● **Required task**: Skip pictures; extract every line from the one with "Recreate this image" through the one with "plt.rcParams['mathtext.bf'] = 'Liberation", exactly as written.
==== Material supplied ====
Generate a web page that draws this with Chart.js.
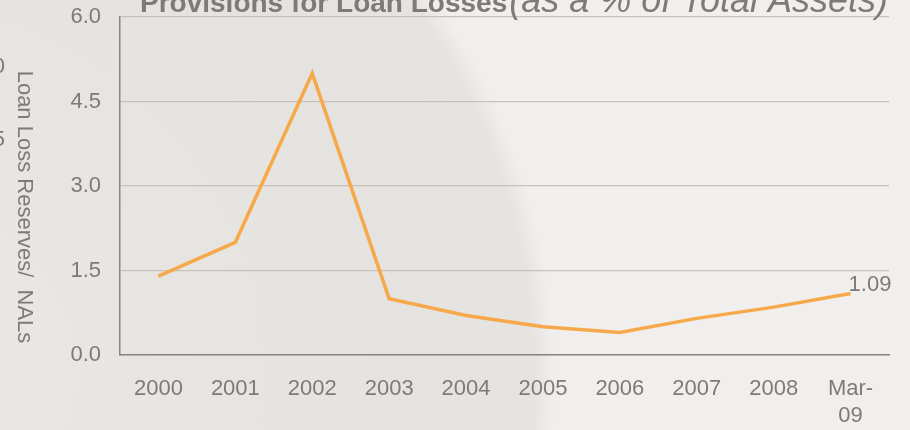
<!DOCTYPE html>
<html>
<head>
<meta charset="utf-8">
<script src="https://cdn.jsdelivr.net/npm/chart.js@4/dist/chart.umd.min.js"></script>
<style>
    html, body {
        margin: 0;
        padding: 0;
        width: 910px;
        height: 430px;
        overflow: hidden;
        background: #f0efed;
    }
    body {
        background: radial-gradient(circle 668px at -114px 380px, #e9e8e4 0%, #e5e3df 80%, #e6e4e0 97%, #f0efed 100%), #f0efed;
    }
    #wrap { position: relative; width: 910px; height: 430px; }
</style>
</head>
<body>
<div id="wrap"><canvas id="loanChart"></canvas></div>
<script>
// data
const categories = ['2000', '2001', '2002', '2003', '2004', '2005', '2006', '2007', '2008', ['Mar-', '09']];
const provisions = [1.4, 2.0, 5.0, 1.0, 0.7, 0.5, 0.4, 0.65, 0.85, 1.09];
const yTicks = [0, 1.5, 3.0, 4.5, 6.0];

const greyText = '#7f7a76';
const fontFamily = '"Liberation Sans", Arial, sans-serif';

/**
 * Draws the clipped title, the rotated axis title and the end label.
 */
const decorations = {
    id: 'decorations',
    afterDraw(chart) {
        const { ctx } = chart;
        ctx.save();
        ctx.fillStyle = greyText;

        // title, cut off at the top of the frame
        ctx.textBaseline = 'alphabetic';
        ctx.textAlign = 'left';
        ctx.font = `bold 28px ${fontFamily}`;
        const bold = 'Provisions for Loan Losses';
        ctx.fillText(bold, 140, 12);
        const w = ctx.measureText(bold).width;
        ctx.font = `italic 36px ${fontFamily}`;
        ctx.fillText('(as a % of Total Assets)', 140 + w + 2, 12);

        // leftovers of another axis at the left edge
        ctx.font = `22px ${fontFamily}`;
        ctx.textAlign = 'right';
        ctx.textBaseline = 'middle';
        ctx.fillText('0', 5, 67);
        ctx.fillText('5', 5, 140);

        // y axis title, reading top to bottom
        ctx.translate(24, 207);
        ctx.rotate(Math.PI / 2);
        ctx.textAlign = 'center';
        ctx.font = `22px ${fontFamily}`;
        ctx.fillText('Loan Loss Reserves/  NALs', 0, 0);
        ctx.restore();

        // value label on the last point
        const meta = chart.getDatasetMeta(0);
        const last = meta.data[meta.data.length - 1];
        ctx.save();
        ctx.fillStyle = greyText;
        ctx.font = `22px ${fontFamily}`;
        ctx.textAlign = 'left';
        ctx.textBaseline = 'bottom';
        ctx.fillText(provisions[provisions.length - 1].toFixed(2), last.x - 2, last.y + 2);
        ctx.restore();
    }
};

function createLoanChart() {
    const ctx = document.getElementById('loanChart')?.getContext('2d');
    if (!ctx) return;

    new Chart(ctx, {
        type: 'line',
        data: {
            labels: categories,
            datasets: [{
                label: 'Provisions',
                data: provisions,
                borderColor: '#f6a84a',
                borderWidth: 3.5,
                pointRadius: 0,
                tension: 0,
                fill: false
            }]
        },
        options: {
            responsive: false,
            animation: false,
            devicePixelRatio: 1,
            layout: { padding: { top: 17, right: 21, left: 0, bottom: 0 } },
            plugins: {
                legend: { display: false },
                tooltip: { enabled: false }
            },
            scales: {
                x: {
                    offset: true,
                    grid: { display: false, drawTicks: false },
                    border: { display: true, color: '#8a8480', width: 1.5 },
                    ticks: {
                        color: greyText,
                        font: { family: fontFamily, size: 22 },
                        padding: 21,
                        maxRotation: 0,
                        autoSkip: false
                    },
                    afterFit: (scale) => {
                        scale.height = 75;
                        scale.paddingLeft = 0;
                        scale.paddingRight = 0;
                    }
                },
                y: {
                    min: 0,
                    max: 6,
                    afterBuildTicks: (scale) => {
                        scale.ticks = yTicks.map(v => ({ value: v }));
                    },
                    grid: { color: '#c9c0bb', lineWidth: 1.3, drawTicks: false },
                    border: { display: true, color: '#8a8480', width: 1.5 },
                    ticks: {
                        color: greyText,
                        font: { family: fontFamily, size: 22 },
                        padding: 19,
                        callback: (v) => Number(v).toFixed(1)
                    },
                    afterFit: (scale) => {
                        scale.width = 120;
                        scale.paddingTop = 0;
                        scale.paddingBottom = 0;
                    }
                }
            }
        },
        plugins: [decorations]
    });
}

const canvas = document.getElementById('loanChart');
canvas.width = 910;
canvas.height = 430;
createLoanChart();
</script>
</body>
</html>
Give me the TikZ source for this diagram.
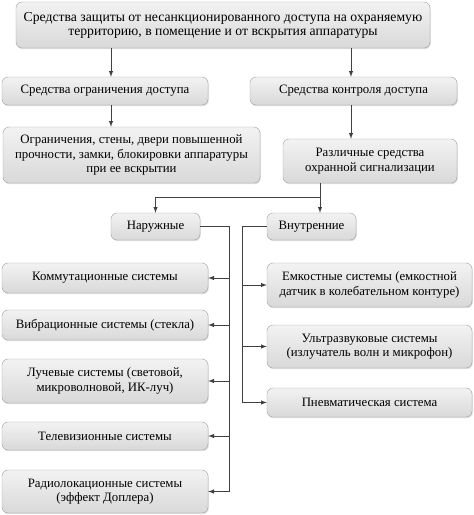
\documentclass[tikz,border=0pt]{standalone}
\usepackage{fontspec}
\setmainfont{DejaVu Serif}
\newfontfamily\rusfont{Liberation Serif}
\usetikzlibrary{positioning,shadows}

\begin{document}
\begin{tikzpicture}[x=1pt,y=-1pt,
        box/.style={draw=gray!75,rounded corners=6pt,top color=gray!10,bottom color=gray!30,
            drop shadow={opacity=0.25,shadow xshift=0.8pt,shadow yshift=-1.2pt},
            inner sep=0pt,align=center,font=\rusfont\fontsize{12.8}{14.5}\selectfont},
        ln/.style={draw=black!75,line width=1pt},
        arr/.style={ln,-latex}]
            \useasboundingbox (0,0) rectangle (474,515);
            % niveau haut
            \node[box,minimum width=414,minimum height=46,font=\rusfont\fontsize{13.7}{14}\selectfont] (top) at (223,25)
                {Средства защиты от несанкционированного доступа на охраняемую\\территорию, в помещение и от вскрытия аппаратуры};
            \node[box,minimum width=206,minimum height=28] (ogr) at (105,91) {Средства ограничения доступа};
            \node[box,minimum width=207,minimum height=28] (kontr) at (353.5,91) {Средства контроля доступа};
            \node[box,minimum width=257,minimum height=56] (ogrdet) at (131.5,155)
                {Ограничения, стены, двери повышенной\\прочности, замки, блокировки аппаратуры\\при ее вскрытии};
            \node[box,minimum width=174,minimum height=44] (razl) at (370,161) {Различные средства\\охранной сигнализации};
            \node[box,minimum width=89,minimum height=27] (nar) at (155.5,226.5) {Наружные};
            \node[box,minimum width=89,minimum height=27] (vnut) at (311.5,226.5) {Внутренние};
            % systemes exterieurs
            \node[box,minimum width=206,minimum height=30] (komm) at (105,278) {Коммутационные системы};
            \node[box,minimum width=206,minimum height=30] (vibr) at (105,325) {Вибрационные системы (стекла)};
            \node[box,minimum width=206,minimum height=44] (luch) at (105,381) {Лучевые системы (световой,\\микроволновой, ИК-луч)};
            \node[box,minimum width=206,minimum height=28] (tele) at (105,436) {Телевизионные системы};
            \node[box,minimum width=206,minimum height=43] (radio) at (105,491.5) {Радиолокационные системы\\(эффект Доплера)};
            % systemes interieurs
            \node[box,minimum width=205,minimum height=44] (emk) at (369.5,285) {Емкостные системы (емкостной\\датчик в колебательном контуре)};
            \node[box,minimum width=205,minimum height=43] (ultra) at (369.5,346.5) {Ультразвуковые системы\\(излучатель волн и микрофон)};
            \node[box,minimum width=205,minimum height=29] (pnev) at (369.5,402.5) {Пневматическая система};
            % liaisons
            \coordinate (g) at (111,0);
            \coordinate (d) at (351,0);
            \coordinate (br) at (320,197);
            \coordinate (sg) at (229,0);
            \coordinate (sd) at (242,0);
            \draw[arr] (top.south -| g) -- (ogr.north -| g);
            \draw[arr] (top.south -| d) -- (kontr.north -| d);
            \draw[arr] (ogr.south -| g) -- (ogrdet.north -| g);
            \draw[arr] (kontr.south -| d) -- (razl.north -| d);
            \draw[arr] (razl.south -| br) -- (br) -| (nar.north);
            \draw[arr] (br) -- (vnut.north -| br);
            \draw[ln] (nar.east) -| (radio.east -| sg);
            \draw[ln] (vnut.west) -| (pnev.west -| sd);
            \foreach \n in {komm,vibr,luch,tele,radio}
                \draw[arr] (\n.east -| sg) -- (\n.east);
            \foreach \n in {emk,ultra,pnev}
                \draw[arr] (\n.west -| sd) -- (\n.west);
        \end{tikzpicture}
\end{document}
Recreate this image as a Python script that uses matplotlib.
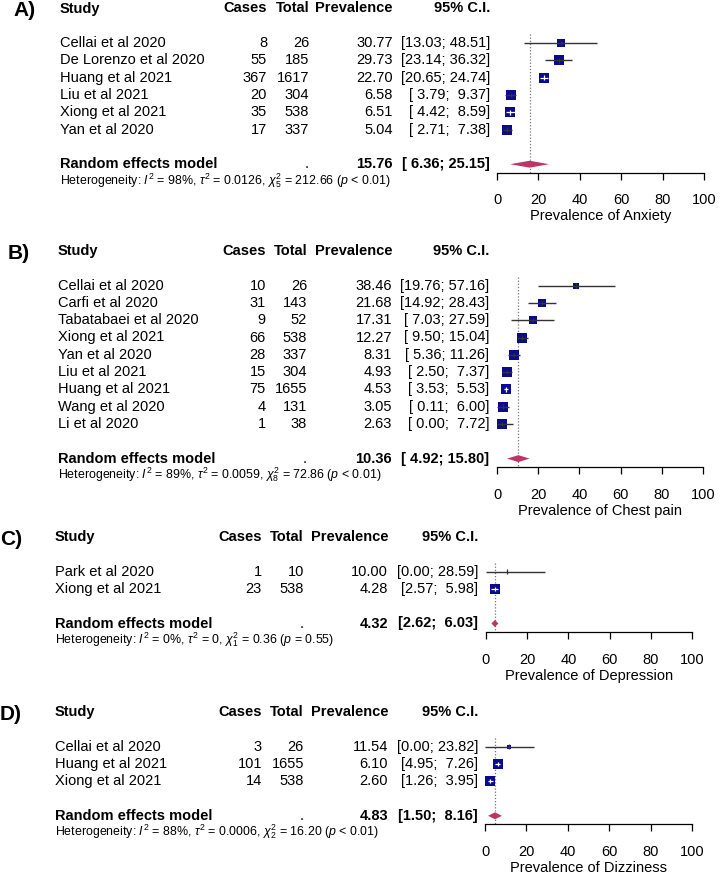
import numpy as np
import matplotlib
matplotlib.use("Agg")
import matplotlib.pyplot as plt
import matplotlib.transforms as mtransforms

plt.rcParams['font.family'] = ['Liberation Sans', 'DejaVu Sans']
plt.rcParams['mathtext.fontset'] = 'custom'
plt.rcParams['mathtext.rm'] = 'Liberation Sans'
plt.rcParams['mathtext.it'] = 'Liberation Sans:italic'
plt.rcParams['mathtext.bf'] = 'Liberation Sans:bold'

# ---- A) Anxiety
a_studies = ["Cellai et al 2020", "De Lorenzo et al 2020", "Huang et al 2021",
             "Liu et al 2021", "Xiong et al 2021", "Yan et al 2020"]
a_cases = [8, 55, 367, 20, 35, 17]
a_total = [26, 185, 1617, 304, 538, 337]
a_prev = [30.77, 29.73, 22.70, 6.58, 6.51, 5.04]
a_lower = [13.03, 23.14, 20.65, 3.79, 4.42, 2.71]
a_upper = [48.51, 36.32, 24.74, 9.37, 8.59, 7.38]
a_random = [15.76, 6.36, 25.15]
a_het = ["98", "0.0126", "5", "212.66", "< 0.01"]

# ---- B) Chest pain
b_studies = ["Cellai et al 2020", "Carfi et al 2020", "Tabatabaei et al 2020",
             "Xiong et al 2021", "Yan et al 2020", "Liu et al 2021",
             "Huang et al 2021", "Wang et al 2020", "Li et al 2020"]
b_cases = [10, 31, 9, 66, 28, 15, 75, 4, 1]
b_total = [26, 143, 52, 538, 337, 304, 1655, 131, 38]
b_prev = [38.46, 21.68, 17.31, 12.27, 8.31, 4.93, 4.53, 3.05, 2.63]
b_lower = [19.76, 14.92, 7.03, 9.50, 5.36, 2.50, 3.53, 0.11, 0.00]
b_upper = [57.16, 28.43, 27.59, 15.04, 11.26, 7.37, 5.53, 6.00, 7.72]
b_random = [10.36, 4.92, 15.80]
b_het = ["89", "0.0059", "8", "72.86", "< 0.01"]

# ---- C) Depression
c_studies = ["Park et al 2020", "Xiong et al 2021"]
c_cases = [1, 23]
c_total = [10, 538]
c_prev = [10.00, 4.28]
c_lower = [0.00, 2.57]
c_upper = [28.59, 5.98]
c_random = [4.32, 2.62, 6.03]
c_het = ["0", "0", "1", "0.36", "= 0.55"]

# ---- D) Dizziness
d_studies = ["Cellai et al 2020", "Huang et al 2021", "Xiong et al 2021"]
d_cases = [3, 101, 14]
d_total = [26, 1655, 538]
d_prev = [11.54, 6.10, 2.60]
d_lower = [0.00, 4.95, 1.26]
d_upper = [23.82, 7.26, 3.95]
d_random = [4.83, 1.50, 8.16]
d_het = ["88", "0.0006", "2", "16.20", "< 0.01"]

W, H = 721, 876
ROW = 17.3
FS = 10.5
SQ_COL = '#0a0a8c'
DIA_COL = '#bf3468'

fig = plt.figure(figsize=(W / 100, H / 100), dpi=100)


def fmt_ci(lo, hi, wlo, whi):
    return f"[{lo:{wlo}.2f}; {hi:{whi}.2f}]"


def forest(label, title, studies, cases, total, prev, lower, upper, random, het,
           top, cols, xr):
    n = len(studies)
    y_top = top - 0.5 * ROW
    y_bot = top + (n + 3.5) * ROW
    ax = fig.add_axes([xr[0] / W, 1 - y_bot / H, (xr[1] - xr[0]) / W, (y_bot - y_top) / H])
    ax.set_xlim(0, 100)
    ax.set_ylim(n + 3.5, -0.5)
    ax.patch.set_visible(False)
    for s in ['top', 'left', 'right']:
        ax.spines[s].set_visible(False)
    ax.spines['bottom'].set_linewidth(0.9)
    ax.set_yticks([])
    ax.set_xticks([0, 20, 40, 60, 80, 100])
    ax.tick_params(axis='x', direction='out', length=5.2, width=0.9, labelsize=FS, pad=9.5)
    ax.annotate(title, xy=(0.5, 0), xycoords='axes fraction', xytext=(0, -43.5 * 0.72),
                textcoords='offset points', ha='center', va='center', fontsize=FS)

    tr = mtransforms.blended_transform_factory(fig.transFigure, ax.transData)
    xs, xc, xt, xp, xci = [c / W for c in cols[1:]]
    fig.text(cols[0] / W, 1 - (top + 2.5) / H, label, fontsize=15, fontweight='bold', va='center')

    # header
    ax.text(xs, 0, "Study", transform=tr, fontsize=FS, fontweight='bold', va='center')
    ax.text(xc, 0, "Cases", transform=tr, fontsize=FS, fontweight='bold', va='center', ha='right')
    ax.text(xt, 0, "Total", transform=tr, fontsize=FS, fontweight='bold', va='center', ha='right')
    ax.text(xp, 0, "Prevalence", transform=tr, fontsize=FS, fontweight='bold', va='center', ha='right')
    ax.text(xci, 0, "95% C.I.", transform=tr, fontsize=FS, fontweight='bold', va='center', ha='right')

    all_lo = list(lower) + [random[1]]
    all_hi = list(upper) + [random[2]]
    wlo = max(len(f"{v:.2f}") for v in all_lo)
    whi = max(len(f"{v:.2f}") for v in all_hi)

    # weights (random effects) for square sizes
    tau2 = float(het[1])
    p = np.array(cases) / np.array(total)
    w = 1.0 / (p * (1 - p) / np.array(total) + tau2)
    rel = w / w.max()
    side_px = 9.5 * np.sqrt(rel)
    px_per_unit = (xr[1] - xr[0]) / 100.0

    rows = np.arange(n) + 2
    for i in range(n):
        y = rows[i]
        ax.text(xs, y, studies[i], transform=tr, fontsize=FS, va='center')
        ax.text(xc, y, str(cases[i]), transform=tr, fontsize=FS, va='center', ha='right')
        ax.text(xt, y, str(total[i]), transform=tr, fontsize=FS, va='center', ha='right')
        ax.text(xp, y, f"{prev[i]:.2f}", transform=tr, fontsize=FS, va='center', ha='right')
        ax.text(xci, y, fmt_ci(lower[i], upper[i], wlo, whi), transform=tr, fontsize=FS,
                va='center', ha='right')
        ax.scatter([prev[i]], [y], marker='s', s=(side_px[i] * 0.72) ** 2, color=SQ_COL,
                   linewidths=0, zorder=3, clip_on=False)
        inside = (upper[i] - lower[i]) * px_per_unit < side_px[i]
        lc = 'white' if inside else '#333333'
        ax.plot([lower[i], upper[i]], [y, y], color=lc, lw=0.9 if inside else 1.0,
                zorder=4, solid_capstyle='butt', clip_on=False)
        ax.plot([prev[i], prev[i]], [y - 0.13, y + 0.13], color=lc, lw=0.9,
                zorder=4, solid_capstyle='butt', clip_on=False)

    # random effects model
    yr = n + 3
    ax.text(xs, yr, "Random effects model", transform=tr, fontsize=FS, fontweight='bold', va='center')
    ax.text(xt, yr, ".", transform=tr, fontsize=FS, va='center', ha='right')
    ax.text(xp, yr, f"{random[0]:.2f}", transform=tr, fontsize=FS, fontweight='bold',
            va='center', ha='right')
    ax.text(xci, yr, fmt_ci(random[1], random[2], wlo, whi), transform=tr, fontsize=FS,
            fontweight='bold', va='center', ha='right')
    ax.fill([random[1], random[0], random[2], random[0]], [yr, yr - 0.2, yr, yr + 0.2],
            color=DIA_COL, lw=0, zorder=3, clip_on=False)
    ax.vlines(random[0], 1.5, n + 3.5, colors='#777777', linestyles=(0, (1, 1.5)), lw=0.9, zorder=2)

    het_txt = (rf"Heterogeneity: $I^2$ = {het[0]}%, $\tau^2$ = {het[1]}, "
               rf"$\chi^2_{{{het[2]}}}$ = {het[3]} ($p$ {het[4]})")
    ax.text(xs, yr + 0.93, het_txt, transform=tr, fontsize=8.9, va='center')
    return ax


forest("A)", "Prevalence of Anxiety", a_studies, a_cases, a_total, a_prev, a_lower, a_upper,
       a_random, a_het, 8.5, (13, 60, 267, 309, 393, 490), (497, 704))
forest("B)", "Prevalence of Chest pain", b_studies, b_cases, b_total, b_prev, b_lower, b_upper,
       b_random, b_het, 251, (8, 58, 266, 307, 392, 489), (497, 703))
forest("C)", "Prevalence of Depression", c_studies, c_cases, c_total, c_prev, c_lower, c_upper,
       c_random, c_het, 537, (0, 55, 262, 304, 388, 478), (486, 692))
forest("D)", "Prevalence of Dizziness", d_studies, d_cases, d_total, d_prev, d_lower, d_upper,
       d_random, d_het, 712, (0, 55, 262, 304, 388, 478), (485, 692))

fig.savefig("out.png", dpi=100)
====
● **Task response**:
Recreate this image as a Python script that uses matplotlib.
import numpy as np
import matplotlib
matplotlib.use("Agg")
import matplotlib.pyplot as plt
import matplotlib.transforms as mtransforms

plt.rcParams['font.family'] = ['Liberation Sans', 'DejaVu Sans']
plt.rcParams['mathtext.fontset'] = 'custom'
plt.rcParams['mathtext.rm'] = 'Liberation Sans'
plt.rcParams['mathtext.it'] = 'Liberation Sans:italic'
plt.rcParams['mathtext.bf'] = 'Liberation Sans:bold'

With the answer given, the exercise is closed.